§ **Records provided**
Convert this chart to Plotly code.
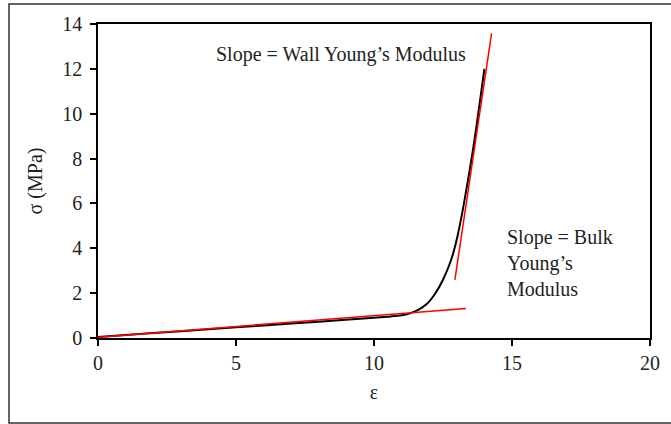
import plotly.graph_objects as go

# Measured stress-strain curve
strain = [0, 2, 4, 6, 8, 10, 10.5, 11, 11.3, 11.6, 11.9, 12.2, 12.5, 12.8, 13.0, 13.2, 13.4, 13.6, 13.8, 14.0]
stress = [0.05, 0.22, 0.39, 0.56, 0.73, 0.90, 0.95, 1.01, 1.10, 1.25, 1.50, 1.95, 2.60, 3.50, 4.40, 5.60, 7.00, 8.50, 10.20, 12.00]

# Tangent lines
bulk_x = [0, 13.33]
bulk_y = [0.03, 1.32]
wall_x = [12.93, 14.26]
wall_y = [2.59, 13.58]

x_ticks = [0, 5, 10, 15, 20]
y_ticks = [0, 2, 4, 6, 8, 10, 12, 14]

FONT = "Liberation Serif"
FS = 20

fig = go.Figure()
fig.add_trace(go.Scatter(x=strain, y=stress, mode="lines",
                         line=dict(color="black", width=2, shape="spline", smoothing=0.6),
                         showlegend=False, hoverinfo="skip"))
fig.add_trace(go.Scatter(x=bulk_x, y=bulk_y, mode="lines",
                         line=dict(color="#ff0000", width=1.5), showlegend=False))
fig.add_trace(go.Scatter(x=wall_x, y=wall_y, mode="lines",
                         line=dict(color="#ff0000", width=1.5), showlegend=False))

axis_common = dict(showgrid=False, zeroline=False, showline=True, linecolor="black",
                   linewidth=1.5, mirror=True, ticks="outside", ticklen=6, tickwidth=1.5,
                   tickcolor="black", tickfont=dict(family=FONT, size=FS, color="#222"))

fig.update_xaxes(range=[0, 20], tickvals=x_ticks,
                 title=dict(text="ε", font=dict(family=FONT, size=FS, color="#222"), standoff=12),
                 **axis_common)
fig.update_yaxes(range=[0, 14], tickvals=y_ticks, ticklabelstandoff=4,
                 title=dict(text="σ (MPa)", font=dict(family=FONT, size=FS, color="#222"), standoff=14),
                 **axis_common)

fig.add_annotation(x=4.2, y=12.65, xref="x", yref="y", xanchor="left", yanchor="middle",
                   text="Slope = Wall Young’s Modulus", showarrow=False,
                   font=dict(family=FONT, size=FS, color="#222"))
fig.add_annotation(x=14.75, y=3.34, xref="x", yref="y", xanchor="left", yanchor="middle",
                   align="left", text="Slope = Bulk<br>Young’s<br>Modulus", showarrow=False,
                   font=dict(family=FONT, size=FS, color="#222"))

# outer chart border
fig.add_shape(type="rect", xref="paper", yref="paper",
              x0=(9 - 98) / 552, x1=1.06, y0=(338 - 423) / 314, y1=(338 - 4) / 314,
              line=dict(color="#333", width=1.5), layer="below")

fig.update_layout(width=671, height=424, margin=dict(l=98, r=21, t=24, b=86),
                  paper_bgcolor="white", plot_bgcolor="white",
                  font=dict(family=FONT, size=FS, color="#222"))

fig.write_html("out.html")
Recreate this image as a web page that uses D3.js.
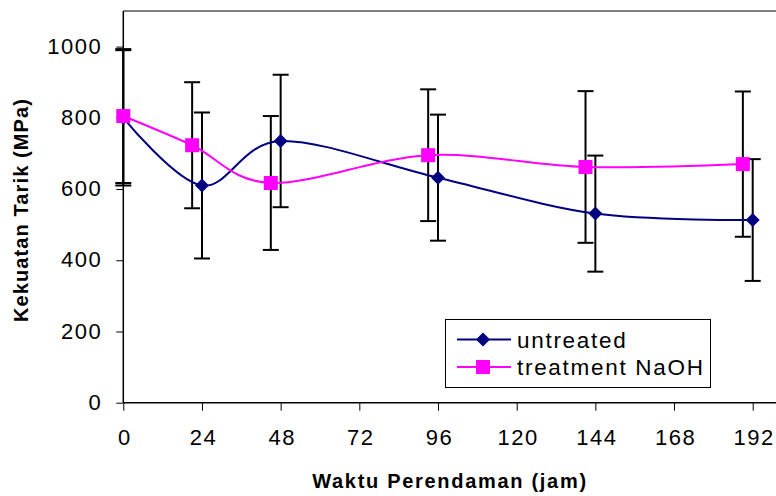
<!DOCTYPE html>
<html>
<head>
<meta charset="utf-8">
<script src="https://cdn.jsdelivr.net/npm/d3@7"></script>
<style>
  body { margin: 0; background: #fff; }
  text { font-family: "Liberation Sans", Arial, sans-serif; }
</style>
</head>
<body>
<div id="chart"></div>
<script>
// data
const hours = [0, 24, 48, 96, 144, 192];
const untreated = [800, 610, 735, 632, 531, 513];
const untreatedErr = [190, 205, 186, 177, 163, 171];
const treatHours = [0, 21, 45, 93, 141, 189];
const treatment = [805, 723, 617, 695, 662, 670];
const treatmentErr = [188, 177, 188, 185, 213, 204];
const xTicks = [0, 24, 48, 72, 96, 120, 144, 168, 192];
const yTicks = [0, 200, 400, 600, 800, 1000];
const seriesNames = ["untreated", "treatment NaOH"];

const W = 776, H = 496;
const plotLeft = 123.3, plotBottom = 402.7, plotTop = 11;

const svg = d3.select("#chart").append("svg")
  .attr("width", W).attr("height", H);

const x = d3.scaleLinear().domain([0, 192]).range([plotLeft, 752.7]);
const y = d3.scaleLinear().domain([0, 1100]).range([plotBottom, plotTop]);

// frame: grey top line, axes
svg.append("line")
  .attr("x1", plotLeft).attr("x2", W).attr("y1", plotTop).attr("y2", plotTop)
  .attr("stroke", "#808080").attr("stroke-width", 2);

const yAxis = svg.append("g")
  .attr("transform", `translate(${plotLeft},0)`)
  .call(d3.axisLeft(y).tickValues(yTicks).tickFormat(d3.format("d"))
    .tickSize(7).tickSizeOuter(0).tickPadding(14));
yAxis.select(".domain").remove();
yAxis.selectAll(".tick line").attr("stroke", "#000");
yAxis.selectAll(".tick text")
  .attr("font-size", 22).attr("letter-spacing", 1.5).attr("fill", "#000")
  .attr("dy", "0.3em");

const xAxis = svg.append("g")
  .attr("transform", `translate(0,${plotBottom})`)
  .call(d3.axisBottom(x).tickValues(xTicks).tickFormat(d3.format("d"))
    .tickSize(8).tickSizeOuter(0).tickPadding(19));
xAxis.select(".domain").remove();
xAxis.selectAll(".tick line").attr("stroke", "#000");
xAxis.selectAll(".tick text")
  .attr("font-size", 22).attr("letter-spacing", 1.5).attr("fill", "#000")
  .attr("dx", 1);

svg.append("line")
  .attr("x1", plotLeft).attr("x2", plotLeft).attr("y1", plotTop).attr("y2", plotBottom)
  .attr("stroke", "#000").attr("stroke-width", 1.5);
svg.append("line")
  .attr("x1", plotLeft).attr("x2", W).attr("y1", plotBottom).attr("y2", plotBottom)
  .attr("stroke", "#000").attr("stroke-width", 1.5);

// axis titles
svg.append("text")
  .attr("x", 450).attr("y", 488)
  .attr("text-anchor", "middle")
  .attr("font-size", 20).attr("font-weight", "bold").attr("letter-spacing", 1.7)
  .text("Waktu Perendaman (jam)");

svg.append("text")
  .attr("transform", "translate(28,210) rotate(-90)")
  .attr("text-anchor", "middle")
  .attr("font-size", 20).attr("font-weight", "bold").attr("letter-spacing", 1.1)
  .text("Kekuatan Tarik (MPa)");

const series = [
  { xs: hours, ys: untreated, err: untreatedErr, color: "#000080", marker: "diamond" },
  { xs: treatHours, ys: treatment, err: treatmentErr, color: "#FF00FF", marker: "square" }
];

// error bars
const cap = 8;
series.forEach(s => {
  const g = svg.append("g").attr("stroke", "#000").attr("stroke-width", 2);
  s.ys.forEach((v, i) => {
    const cx = x(s.xs[i]);
    const hi = y(v + s.err[i]), lo = y(v - s.err[i]);
    g.append("line").attr("x1", cx).attr("x2", cx).attr("y1", hi).attr("y2", lo);
    g.append("line").attr("x1", cx - cap).attr("x2", cx + cap).attr("y1", hi).attr("y2", hi);
    g.append("line").attr("x1", cx - cap).attr("x2", cx + cap).attr("y1", lo).attr("y2", lo);
  });
});

// smoothed lines
const line = d3.line()
  .x(d => x(d[0])).y(d => y(d[1]))
  .curve(d3.curveCardinal.tension(0));

series.forEach(s => {
  svg.append("path")
    .datum(s.xs.map((h, i) => [h, s.ys[i]]))
    .attr("d", line)
    .attr("fill", "none")
    .attr("stroke", s.color).attr("stroke-width", 2);
});

function drawMarker(g, kind, cx, cy, color) {
  const r = 7;
  if (kind === "diamond") {
    g.append("path")
      .attr("d", `M${cx},${cy - r}L${cx + r},${cy}L${cx},${cy + r}L${cx - r},${cy}Z`)
      .attr("fill", color);
  } else {
    g.append("rect")
      .attr("x", cx - r).attr("y", cy - r).attr("width", 2 * r).attr("height", 2 * r)
      .attr("fill", color);
  }
}

series.forEach(s => {
  const g = svg.append("g");
  s.ys.forEach((v, i) => drawMarker(g, s.marker, x(s.xs[i]), y(v), s.color));
});

// legend
const lg = svg.append("g");
lg.append("rect")
  .attr("x", 445.5).attr("y", 319.5).attr("width", 265).attr("height", 68)
  .attr("fill", "#fff").attr("stroke", "#000").attr("stroke-width", 1);
series.forEach((s, i) => {
  const ly = 339.5 + i * 27.5;
  lg.append("line")
    .attr("x1", 457).attr("x2", 511).attr("y1", ly).attr("y2", ly)
    .attr("stroke", s.color).attr("stroke-width", 2);
  drawMarker(lg, s.marker, 483, ly, s.color);
  lg.append("text")
    .attr("x", 517).attr("y", ly + 8)
    .attr("font-size", 22.5).attr("letter-spacing", 1.7)
    .text(seriesNames[i]);
});
</script>
</body>
</html>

§ **What you are asked to do**
Everything from the first line of the records through the line containing "import plotly.graph_objects as go" should be reproduced exactly, apart from the pictures.

§ **Correct output**
Convert this chart to Plotly code.
import plotly.graph_objects as go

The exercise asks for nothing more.